Flower also took encouragement from the way that England bounced back from defeat in the first T20, though he did warn that Monday's game represented his side's last opportunity to play T20 cricket in Asian conditions ahead of September's World T20 in Sri Lanka where England will defend their title.

"We didn't do anything hugely differently in the second T20 game from the first," Flower said. "In that first game we put ourselves in a very strong position to win. We had 35 to get off the last five overs with seven wickets in hand. There was some really good death bowling from Saeed Ajmal and Umar Gul that ensured that we didn't. That was a great experience for our young players especially. In the game that we won, I thought Jonny Bairstow's innings was outstanding.

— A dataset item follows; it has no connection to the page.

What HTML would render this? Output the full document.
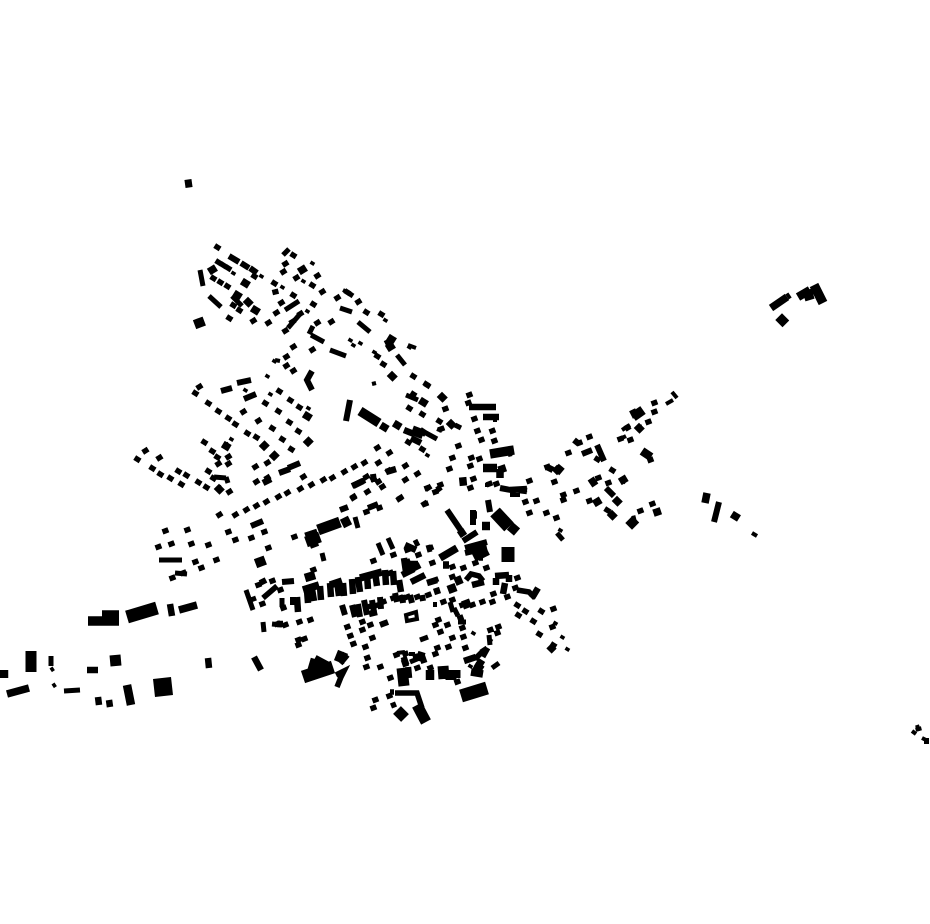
<!DOCTYPE html>
<html><head><meta charset="utf-8"><title>Building footprint map</title>
<style>html,body{margin:0;padding:0;background:#fff}svg{display:block}path{fill:none;stroke:#000}.q{stroke-linecap:square}</style>
</head><body>
<svg width="930" height="924" viewBox="0 0 930 924" xmlns="http://www.w3.org/2000/svg">
<rect width="930" height="924" fill="#fff"/>
<path class="q" stroke-width="5.4" d="M217 247l.8.5M223 265l.8.5M218 262l.8.5M228 268l.8.5M254 276l.8.5M213 278l.8.5M220 282l.8.5M227 286l.8.5M233 305l.8.5M239 310l.8.5M229 318l.8.5M293 255l.8.5M274 283l.8.5M312 285l.8.5M293 295l.8.5M313 304l.8.5M347 292l.8.5M366 312l.8.5M381 314l.8.5M377 356l.8.5M383 364l.8.5M413 376l.8.5M426 384l.8.5M195 393l.8.5M208 403l.8.5M265 403l.8.5M279 391l.8.5M290 400l.8.5M299 407l.8.5M278 411l.8.5M289 422l.8.5M298 431l.8.5M272 428l.8.5M282 439l.8.5M291 449l.8.5M218 411l.8.5M228 418l.8.5M235 424l.8.5M247 433l.8.5M256 437l.8.5M204 442l.8.5M212 451l.8.5M217 457l.8.5M208 471l.8.5M213 478l.8.5M137 459l.8.5M152 468l.8.5M160 474l.8.5M170 478l.8.5M178 471l.8.5M186 475l.8.5M181 484l.8.5M198 482l.8.5M206 487l.8.5M427 385l.8.5M442 397l.8.5M413 394l.8.5M423 402l.8.5M409 408l.8.5M422 414l.8.5M439 421l.8.5M451 424l.8.5M422 449l.8.5M408 442l.8.5M612 470l.8.5M623 480l.8.5M617 501l.8.5M597 459l.8.5M612 515l.8.5M607 510l.8.5M539 634l.8.5M553 645l.8.5M533 621l.8.5M525 611l.8.5M517 605l.8.5M518 615l.8.5M541 611l.8.5M480 667l.8.5"/>
<path class="q" stroke-width="3.6" d="M261 276l.8.5M233 273l.8.5M312 263l.8.5M303 281l.8.5M282 287l.8.5M307 311l.8.5M353 345l.8.5M360 343l.8.5M374 352l.8.5M409 347l.8.5M245 390l.8.5M270 394l.8.5M308 408l.8.5M274 361l.8.5M267 376l.8.5M231 439l.8.5M350 340l.8.5M427 455l.8.5M385 320l.8.5M555 623l.8.5M567 649l.8.5M562 637l.8.5M473 633l.8.5M490 640l.8.5M470 666l.8.5M560 530l.8.5M52 669l.4.6M54 685l.4.6"/>
<path class="q" stroke-width="5.4" d="M285 264l.8-.5M283 272l.8-.5M296 278l.8-.5M317 276l.8-.5M322 292l.8-.5M275 292l.8-.2M276 313l.8-.5M281 303l.8-.5M285 331l.8-.5M300 314l.8-.5M292 322l.8-.5M253 321l.8-.5M268 323l.8-.5M337 298l.8-.5M358 302l.8-.5M331 322l.8-.5M317 323l.8-.5M286 357l.8-.5M286 366l.8-.5M293 371l.8-.5M312 350l.8-.5M293 347l.8-.5M199 387l.8-.5M243 412l.8-.5M258 421l.8-.5M264 446l.8-.5M274 456l.8-.5M226 446l.8-.5M228 457l.8-.5M228 464l.8-.5M218 464l.8-.5M229 492l.8-.5M219 489l.8-.5M255 467l.8-.5M267 463l.8-.5M303 477l.8-.5M267 478l.8-.5M256 482l.8-.5M145 451l.8-.5M159 458l.8-.5M287 493l.8-.5M300 489l.8-.5M311 485l.8-.5M323 480l.8-.5M332 478l.8-.5M344 472l.8-.5M354 467l.8-.5M364 463l.8-.5M378 463l.8-.5M377 448l.8-.5M389 453l.8-.5M405 466l.8-.5M388 471l.8-.5M373 479l.8-.5M367 492l.8-.5M382 487l.8-.5M405 480l.8-.5M417 474l.8-.5M353 497l.8-.5M400 498l.8-.5M428 488l.8-.5M219 515l.8-.5M235 515l.8-.5M246 510l.8-.5M256 506l.8-.5M266 502l.8-.5M278 497l.8-.5M353 498l.8-.5M366 477l.8-.5M378 482l.8-.5M399 499l.8-.5M424 504l.8-.5M165 531l.8-.3M187 530l.8-.3M158 547l.8-.3M171 544l.8-.3M191 544l.8-.3M208 545l.8-.3M195 562l.8-.3M216 560l.8-.3M201 568l.8-.3M183 573l.8-.3M172 578l.8-.3M228 532l.8-.3M264 532l.8-.3M251 538l.8-.3M235 540l.8-.3M268 548l.8-.3M294 537l.8-.3M313 570l.8-.3M366 512l.8-.3M379 508l.8-.3M373 561l.8-.3M393 555l.8-.3M468 403l.8-.3M469 395l.8-.3M474 419l.8-.3M492 431l.8-.3M477 431l.8-.3M481 440l.8-.3M494 441l.8-.3M452 458l.8-.3M449 469l.8-.3M427 488l.8-.3M440 485l.8-.3M435 492l.8-.3M425 504l.8-.3M479 459l.8-.3M471 458l.8-.3M470 466l.8-.3M473 479l.8-.3M470 488l.8-.3M489 484l.8-.3M496 484l.8-.3M529 481l.8-.3M554 482l.8-.3M525 502l.8-.3M536 501l.8-.3M563 495l.8-.3M563 500l.8-.3M576 491l.8-.3M529 513l.8-.3M546 513l.8-.3M556 518l.8-.3M568 453l.8-.3M589 437l.8-.3M579 443l.8-.3M598 478l.8-.3M608 483l.8-.3M597 502l.8-.3M589 501l.8-.3M620 439l.8-.3M630 440l.8-.3M648 422l.8-.3M639 428l.8-.3M654 412l.8-.3M654 403l.8-.3M650 460l.8-.3M640 511l.8-.3M652 504l.8-.3M657 512l.8-.3M258 585l.8-.3M272 581l.8-.3M280 590l.8-.3M262 604l.8-.3M283 608l.8-.3M277 624l.8-.3M285 625l.8-.3M310 620l.8-.3M299 622l.8-.3M298 640l.8-.3M304 639l.8-.3M298 645l.8-.3M347 627l.8-.3M350 636l.8-.3M353 644l.8-.3M365 647l.8-.3M372 638l.8-.3M362 630l.8-.3M370 625l.8-.3M362 622l.8-.3M355 612l.8-.3M368 607l.8-.3M375 606l.8-.3M383 602l.8-.3M393 598l.8-.3M400 598l.8-.3M407 597l.8-.3M417 597l.8-.3M428 595l.8-.3M435 625l.8-.3M447 625l.8-.3M460 618l.8-.3M438 620l.8-.3M440 632l.8-.3M462 628l.8-.3M452 638l.8-.3M463 637l.8-.3M490 630l.8-.3M498 627l.8-.3M497 633l.8-.3M437 648l.8-.3M448 647l.8-.3M435 654l.8-.3M465 648l.8-.3M367 658l.8-.3M366 667l.8-.3M380 667l.8-.3M396 655l.8-.3M405 654l.8-.3M417 668l.8-.3M430 668l.8-.3M457 682l.8-.3M390 678l.8-.3M389 696l.8-.3M375 700l.8-.3M373 708l.8-.3M432 563l.8-.3M452 567l.8-.3M463 568l.8-.3M475 563l.8-.3M486 568l.8-.3M407 550l.8-.3M393 555l.8-.3M418 555l.8-.3M430 548l.8-.3M407 562l.8-.3M435 580l.8-.3M452 577l.8-.3M390 573l.8-.3M517 578l.8-.3M515 588l.8-.3M493 594l.8-.3M507 597l.8-.3M553 609l.8-.3M552 627l.8-.3M482 602l.8-.3M492 602l.8-.3M472 605l.8-.3M462 605l.8-.3M452 600l.8-.3M443 602l.8-.3M445 409l.8-.3M441 429l.8-.3M458 446l.8-.3M547 467l.8-.3"/>
<path class="q" stroke-width="7.5" d="M212 270l.8-.5M245 283l.8.5M237 295l.8.5M248 302l.5.5M255 310l.8.5M302 270l.8-.5M391 339l.8.5M390 347l.8-.5M392 376l.5.5M397 425l.5.3M384 427l.5.3M307 416l.8.5M308 442l.5-.5M264 446l.5-.5M274 456l.5-.5M226 446l.5.3M219 489l.5.5M423 402l.8.5M451 424l.5.5M442 397l.5.5M502 469l.3-.1M557 470l.1-.1M623 480l.5-.3M463 481l.1 1M617 501l.5.5M612 515l.5.5M597 502l.5-.3M632 523l.5-.5M657 512l.3-.1M639 428l.5.5M782 320l.5.5M735 516l.8.5"/>
<path class="q" stroke-width="9.5" d="M199 323l.8-.3M260 562l.8-.3M782 320l.5.5M632 523l.5-.5"/>
<path stroke-width="4" d="M275 360l5 1M343 290l6 3M408 345l8 3M372 384l4-1M437 429l5 2M397 653l8-1M409 654l6 0M435 602l0 5M508 455l4-1M493 420l4 0M485 485l3 0M510 495l10 0M620 439l6-3M622 430l8-5M752 533l5 3M917 725l2 6M672 392l5 6M666 404l7-4"/>
<path stroke-width="5" d="M200 270l3 16M209 296l12 11M232 296l10 10M340 308l12 4M313 326l-4 8M311 335l13 7M330 350l16 6M386 340l4 8M397 355l8 10M358 322l12 10M347 292l6 4M413 428l13 5M426 433l11 6M406 395l12 5M455 425l6 3M285 310l14-9M288 328l12-14M283 255l6-6M51 656l0 10M64 691l16-1M214 477l12 1M226 477l2 6M159 560l23 0M175 573l12 1M246 590l7 20M248 601l8-3M263 622l1 10M272 624l10 1M282 598l0 9M322 553l2 8M355 517l3 11M388 538l5 11M415 540l3 6M428 545l2 7M378 543l5 12M420 640l8-3M410 662l12-5M490 645l-1-10M481 652l6-4M488 648l-5 9M492 668l7-5M454 608l4 8M458 622l8 0M450 602l3 10M557 533l6 7"/>
<path stroke-width="6" d="M229 256l10 6M241 263l8 5M250 268l7 5M237 383l14-3M244 399l12-5M221 391l11-3M346 421l4-21M290 469l-11 4M288 468l12-5M352 486l13-6M373 474l1 8M340 510l8-3M368 508l10-4M251 526l12-5M310 546l8-3M266 580l-6 3M282 582l12-1M437 490l4-3M473 510l0 15M488 500l2 12M500 488l16 3M597 445l7 16M592 450l-10 4M579 444l-5-4M625 429l5-3M606 488l8 8M632 519l4-1M714 522l5-20M787 297l3-2M293 605l0-8M345 615l-3-10M352 605l3 12M358 604l2 13M364 600l3 15M372 600l2 12M380 597l1 12M380 625l8-3M395 593l2 9M410 595l2 8M402 595l1 8M422 595l1 6M447 510l15 22M463 541l14-9M465 548l22-6M465 553l22-5"/>
<path stroke-width="6.5" d="M469 407h27M483 417h16M404 430l10 4M420 430l6 4M411 438l10 5M263 483l8-4M353 486l10-5M386 472l10-3M510 490l17-1M547 467l6 3M519 490l8 1M170 604l2 12M254 657l7 13M409 678l-1-11M208 658l1 10M98 697l1 8M109 700l1 7M87 670l11 0M277 624l6 0M369 614l8-2M464 661l12-4M505 583l-2 11M532 598l6-10M297 597l1 15M307 590l1 13M312 589l2 12M320 586l1 14M330 583l1 14M337 581l2 15M343 583l1 13M352 579l1 15M358 577l2 15M367 574l1 15M375 572l2 14M385 570l1 15M393 571l1 14M404 558l2 14M402 575l12-6M411 582l14-7M437 580l-10 3M399 580l2 12M420 565l-8 4M405 545l11 5M440 590l-6 2M472 585l12-3M496 578l0 7M509 575l0 7M495 576l14-1"/>
<path stroke-width="7.5" d="M771 308l16-11M7 694l22-6M179 610l18-5M705 503l2-10M500 469l0 9M303 590l16-5M330 585l12-4M360 578l22-6M402 664l6-2M413 658l10-2M422 652l-3 9M471 672l12 2M482 660l-5 8M549 651l5-5M440 558l17-10M460 530l4 6M443 565l6 0M473 515h4M479 557l4 0"/>
<path stroke-width="8.5" d="M798 297l12-7M4 670l0 8M127 685l4 20M413 431l10 4M637 412l-6 3M642 451l9 6M556 467l6 5M596 480l-6 4M483 468l14 0M408 565l10 0M474 558l14-7M448 590l8-3M455 582l7-3M305 578l10-3M430 670l0 10M408 660l-6 2M476 671l4-7M482 526l8 0M465 600l3 8M420 660l6-2"/>
<path stroke-width="9.5" d="M88 621h31M102 615h17M360 411l19 12M490 454l24-4M814 285l9 18M807 290l3 10M633 417l10-7M510 526l7 6M350 520l-8 4"/>
<path stroke-width="11" d="M306 542l14-5M31 651v21M115 655l1 11M340 656l6 5M417 705l9 17M402 668l2 18M397 710l8 8M314 660l15 8M316 668l8 3M443 666l1 13M451 670l0 10M336 655l10 4M455 670l0 8M306 538l12-4M318 530l22-8"/>
<path stroke-width="13" d="M127 617l30-9M495 512l14 15M303 677l30-10M461 696l26-8M309 664l17 5M508 547v15"/>
<path stroke-width="18" d="M154 688l18-2"/>
<path stroke-width="4" d="M416 612l-10 3 1 6 10-2z M922 738l6 3M912 731l4 3"/>
<path stroke-width="6" d="M312 371l-5 9 5 10M924 741l5 0M918 727l1 4"/>
<path stroke-width="8" d="M185 184l7-1"/>
<path stroke-width="5.5" d="M395 693h22l5 15M390 692l4 0M391 706l5-2M336 675l8-4-3 6-4 10M466 580l5-6 8 2 4 5M517 590l12 2 6 6M482 652l-7 7M263 598l14-12"/>
</svg>
</body></html>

"The experience that those guys will have gained in a pressure situation against very good opposition in these conditions will be absolutely vital to their growth and to our growth as a side. We have to have, at this stage, an eye on the World T20, which is in Sri Lanka in six or seven months time and therefore how we play against these spin bowlers in these conditions - and how quickly we learn - is vital to our chances in Sri Lanka.

"There are not many T20 games to go and most of those are in England, so it will be a different type of cricket and a different type of T20 cricket. So we have to make the most use of this next one and then we move on to different forms of the game at the start of the summer. But this experience out here has been great for us."